◆ Set task: Leave out all pictures and give back precisely the lines from the line with "Give me the matplotlib source for this chart." to the line with "plt.rcParams['font.family'] = ['Lato', 'DejaVu", including those two lines.

○ ○ ○ ○ ○ ○ ○

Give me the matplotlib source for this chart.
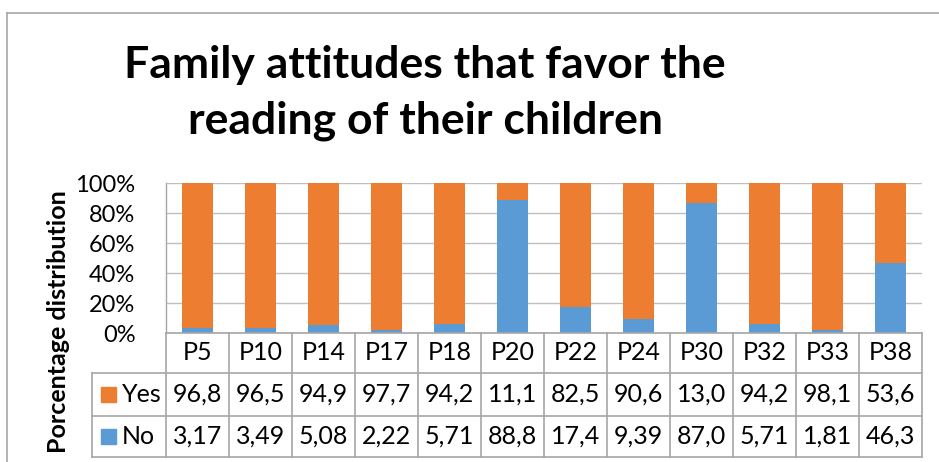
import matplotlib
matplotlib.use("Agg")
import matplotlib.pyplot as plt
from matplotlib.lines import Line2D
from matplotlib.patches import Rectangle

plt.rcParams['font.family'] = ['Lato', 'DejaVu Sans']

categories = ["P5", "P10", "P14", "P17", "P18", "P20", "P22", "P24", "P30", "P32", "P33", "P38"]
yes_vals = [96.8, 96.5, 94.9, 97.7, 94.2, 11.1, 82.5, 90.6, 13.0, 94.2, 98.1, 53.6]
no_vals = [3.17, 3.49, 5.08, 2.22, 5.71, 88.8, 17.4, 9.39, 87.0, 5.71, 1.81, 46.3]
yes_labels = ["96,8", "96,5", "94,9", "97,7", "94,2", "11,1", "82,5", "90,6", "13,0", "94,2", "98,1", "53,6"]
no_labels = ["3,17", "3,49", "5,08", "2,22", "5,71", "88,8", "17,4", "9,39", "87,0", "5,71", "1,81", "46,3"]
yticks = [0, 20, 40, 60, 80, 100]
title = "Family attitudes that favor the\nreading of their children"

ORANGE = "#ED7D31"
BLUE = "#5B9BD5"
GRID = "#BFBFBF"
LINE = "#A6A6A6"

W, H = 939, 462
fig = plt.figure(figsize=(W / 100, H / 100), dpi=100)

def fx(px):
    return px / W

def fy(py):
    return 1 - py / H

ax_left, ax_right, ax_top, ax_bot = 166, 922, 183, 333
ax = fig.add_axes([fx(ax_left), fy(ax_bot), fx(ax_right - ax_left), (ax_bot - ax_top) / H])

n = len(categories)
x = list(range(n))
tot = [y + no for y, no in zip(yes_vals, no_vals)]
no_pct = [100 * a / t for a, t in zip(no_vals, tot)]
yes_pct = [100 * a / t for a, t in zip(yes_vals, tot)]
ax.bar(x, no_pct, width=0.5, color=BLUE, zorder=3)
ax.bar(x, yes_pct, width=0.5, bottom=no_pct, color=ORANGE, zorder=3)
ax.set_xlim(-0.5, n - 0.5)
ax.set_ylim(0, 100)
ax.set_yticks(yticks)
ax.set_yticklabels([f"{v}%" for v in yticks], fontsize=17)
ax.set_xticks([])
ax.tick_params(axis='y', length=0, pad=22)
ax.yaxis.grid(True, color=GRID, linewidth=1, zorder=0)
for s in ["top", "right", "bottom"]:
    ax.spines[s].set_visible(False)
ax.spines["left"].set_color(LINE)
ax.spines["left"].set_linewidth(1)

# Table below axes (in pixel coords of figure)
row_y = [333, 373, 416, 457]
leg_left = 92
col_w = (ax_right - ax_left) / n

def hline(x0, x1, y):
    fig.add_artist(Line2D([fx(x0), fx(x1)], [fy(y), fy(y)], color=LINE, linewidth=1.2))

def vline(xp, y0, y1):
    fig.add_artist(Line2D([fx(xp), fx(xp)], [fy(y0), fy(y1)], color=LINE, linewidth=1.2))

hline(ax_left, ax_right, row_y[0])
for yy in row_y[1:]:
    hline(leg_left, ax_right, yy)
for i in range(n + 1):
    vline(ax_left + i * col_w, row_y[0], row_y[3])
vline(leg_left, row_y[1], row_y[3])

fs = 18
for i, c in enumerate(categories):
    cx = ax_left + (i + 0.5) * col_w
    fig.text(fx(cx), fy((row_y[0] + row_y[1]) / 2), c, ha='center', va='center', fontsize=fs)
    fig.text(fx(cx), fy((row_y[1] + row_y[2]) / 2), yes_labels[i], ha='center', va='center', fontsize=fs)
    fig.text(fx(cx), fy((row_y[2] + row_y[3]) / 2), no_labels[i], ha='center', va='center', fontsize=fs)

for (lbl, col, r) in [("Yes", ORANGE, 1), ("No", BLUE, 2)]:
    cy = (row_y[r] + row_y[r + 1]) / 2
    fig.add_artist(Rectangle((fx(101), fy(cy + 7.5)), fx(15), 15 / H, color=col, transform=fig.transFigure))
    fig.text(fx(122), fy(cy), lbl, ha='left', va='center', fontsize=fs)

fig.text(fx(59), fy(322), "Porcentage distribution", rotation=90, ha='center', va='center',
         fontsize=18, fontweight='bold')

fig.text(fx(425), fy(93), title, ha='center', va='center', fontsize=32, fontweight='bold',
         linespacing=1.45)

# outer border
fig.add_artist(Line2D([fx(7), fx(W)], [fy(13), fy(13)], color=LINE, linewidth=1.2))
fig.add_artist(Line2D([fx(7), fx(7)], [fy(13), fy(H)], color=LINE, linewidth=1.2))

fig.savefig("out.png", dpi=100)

○ ○ ○ ○ ○ ○ ○

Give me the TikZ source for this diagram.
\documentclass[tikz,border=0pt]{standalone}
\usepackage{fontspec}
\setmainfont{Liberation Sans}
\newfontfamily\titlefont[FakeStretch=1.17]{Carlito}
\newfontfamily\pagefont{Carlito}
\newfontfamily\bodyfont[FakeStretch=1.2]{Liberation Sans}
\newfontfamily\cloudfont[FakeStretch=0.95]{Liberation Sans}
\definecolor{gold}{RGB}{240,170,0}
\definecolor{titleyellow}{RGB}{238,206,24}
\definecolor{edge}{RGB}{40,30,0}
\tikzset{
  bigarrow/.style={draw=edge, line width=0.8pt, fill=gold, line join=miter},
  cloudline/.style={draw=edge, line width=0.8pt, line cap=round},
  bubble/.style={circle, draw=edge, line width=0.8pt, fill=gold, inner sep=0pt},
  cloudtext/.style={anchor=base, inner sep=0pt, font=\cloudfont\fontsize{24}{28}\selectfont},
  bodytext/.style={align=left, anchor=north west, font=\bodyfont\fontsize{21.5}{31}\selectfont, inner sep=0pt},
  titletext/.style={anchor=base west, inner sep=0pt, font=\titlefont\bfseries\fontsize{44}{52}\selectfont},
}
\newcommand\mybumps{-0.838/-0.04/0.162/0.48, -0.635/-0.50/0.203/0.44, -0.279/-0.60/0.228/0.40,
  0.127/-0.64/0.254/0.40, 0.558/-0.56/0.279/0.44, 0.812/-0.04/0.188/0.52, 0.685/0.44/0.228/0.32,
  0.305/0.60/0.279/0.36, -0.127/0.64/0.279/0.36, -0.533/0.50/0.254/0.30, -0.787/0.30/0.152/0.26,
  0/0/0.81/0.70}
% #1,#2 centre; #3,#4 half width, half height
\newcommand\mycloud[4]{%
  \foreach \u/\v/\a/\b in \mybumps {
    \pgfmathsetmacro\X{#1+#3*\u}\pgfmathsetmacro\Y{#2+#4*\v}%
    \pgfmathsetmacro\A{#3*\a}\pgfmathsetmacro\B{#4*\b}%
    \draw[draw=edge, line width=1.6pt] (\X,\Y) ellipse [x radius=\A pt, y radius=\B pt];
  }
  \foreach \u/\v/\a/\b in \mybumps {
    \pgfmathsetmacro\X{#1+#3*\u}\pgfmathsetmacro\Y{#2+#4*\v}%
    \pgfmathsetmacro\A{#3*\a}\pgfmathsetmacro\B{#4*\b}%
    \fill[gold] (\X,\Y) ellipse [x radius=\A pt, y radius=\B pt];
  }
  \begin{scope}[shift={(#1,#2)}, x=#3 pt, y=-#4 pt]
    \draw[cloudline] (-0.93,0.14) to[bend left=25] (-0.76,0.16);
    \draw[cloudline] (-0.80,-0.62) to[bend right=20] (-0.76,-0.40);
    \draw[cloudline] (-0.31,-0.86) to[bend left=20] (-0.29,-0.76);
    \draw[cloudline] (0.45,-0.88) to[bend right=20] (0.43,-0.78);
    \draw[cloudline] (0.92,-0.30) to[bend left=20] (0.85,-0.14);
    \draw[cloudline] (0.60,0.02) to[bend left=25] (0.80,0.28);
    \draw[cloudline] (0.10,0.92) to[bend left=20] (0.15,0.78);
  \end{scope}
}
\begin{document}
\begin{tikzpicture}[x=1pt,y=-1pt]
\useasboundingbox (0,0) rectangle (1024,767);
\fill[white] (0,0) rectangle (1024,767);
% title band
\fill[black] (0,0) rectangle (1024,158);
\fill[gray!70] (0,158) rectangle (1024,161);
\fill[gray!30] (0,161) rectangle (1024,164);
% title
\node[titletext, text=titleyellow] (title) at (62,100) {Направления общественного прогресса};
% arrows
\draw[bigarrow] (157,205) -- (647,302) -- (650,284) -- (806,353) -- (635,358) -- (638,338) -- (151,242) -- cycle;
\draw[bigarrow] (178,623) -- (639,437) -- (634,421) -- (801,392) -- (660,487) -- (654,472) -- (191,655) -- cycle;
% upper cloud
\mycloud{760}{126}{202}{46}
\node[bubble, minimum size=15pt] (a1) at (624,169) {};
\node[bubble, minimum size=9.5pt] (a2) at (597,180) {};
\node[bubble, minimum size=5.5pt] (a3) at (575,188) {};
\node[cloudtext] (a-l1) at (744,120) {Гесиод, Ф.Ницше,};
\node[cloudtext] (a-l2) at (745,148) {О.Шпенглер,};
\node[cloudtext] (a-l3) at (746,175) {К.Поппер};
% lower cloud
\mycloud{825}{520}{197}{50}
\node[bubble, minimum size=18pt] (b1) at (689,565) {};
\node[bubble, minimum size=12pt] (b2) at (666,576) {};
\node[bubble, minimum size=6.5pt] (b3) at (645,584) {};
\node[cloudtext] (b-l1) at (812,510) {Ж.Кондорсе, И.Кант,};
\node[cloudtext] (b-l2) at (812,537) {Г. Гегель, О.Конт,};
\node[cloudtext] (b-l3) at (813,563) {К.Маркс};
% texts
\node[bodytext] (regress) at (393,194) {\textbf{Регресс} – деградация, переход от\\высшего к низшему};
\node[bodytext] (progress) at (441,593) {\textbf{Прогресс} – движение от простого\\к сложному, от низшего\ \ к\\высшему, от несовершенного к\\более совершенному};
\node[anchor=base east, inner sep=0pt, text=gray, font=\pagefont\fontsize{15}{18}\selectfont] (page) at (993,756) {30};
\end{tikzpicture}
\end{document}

○ ○ ○ ○ ○ ○ ○

◆ Solution below:
Give me the matplotlib source for this chart.
import matplotlib
matplotlib.use("Agg")
import matplotlib.pyplot as plt
from matplotlib.lines import Line2D
from matplotlib.patches import Rectangle

plt.rcParams['font.family'] = ['Lato', 'DejaVu Sans']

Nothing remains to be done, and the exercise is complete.